Foto: H. Corn

Klar, wenn etwas schiefgelaufen ist, wenn wir die Sache verbockt haben, dann will man es am liebsten ungeschehen machen. In der Regel geht das nicht. Das Leben sagt dann: Damit muss du jetzt leben. C’est la vie - für die Nichtfranzosen: So ist das Leben. Vor einen Traualtar zum Beispiel, wer das überhaupt möchte, kann man nur einmal treten. Wenn es dann nicht klappt, würde man meinen: Pech. Die katholische Kirche hat aber, wenn es um Schieflagen in Bezug auf die Ehe, mehr noch um deren Auflösung geht, ein Schlupfloch parat. "Annullare" heißt auf Lateinisch "für nichtig erklären", und so ein "Ehenichtigkeitsverfahren" heißt im Endeffekt, wenn es durch ist, dass diese Ehe nie bestanden hat.

Äußerer Zwang

Die Sache hat Chancen auf Erfolg, wenn einer der Betroffenen nie Kinder wollte, für das katholische Kirchenrecht macht das Sinn, weiters, wenn die Ehe durch äußeren Zwang zustande kam - in Indien kein Problem, bei uns schon - oder wenn einer schon bei der Eheschließung außereheliche Beziehung nicht ausschließt.
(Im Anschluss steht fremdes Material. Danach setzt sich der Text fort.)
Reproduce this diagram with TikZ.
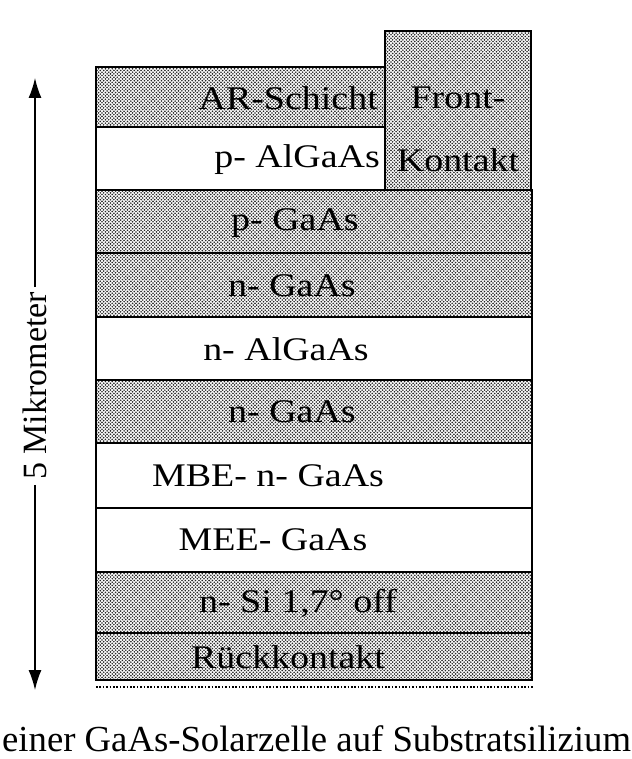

Keine schöne Sache, da sind wir uns einig. Aber jetzt kommt es: Eine Annullierung geht auch dann durch, wenn jemand nicht in der Lage war, die Tragweite der Handlung zu begreifen. Wer könnte das mit Fug und Recht je von sich behaupten?

Beischlafsunfähigkeit

Es geht noch weiter. Laut päpstlichem Gericht sind auch "Beischlafsunfähigkeit" (lateinisch: impotentia coeundi) und "seelische Eheunfähigkeit" Gründe für eine Ungültigkeit der Eheschließung. Alles eher schwer nachzuweisende Tatbestände. Hier geht es nicht nur um Schief-, sondern auch um Beweislagen. "Drum prüfe, wer sich ewig bindet" (Schiller sagt: Der Wahn ist kurz, die Reu ist lang). Aber das will die Kirche auch wieder nicht so recht. In Frankreich wurde zum Beispiel eine Ehe annulliert, weil die Braut keine Jungfrau mehr war.

In Österreich werden pro Jahr rund 200 Ehe annulliert, die Kosten kommen in erster Instanz auf ca. 200 Euro. Die Ehe der ehemaligen Ministerin Maria Rauch-Kallat wurde trotz zweier Kinder aus erster Ehe annulliert. Da ging die Sache wohl eher ins Seelische?

Überlegen Sie einmal: Was nie existiert hat, darf auch keine Rechtsfolgen haben, oder? In Italien, im Gegensatz zu uns, wo eine Annullierung auch das bürgerliche Recht betrifft, wäre das ein Weg, um sich nachehelichen Unterhaltsverpflichtungen zu entziehen. Scheidung auf italienisch? Ich will jetzt niemanden auf blöde Ideen bringen oder besser gesagt: bin mir der Tragweite meiner Handlung sicher nicht bewusst. (Mia Eidlhuber, derStandard.at, 22.6.2014)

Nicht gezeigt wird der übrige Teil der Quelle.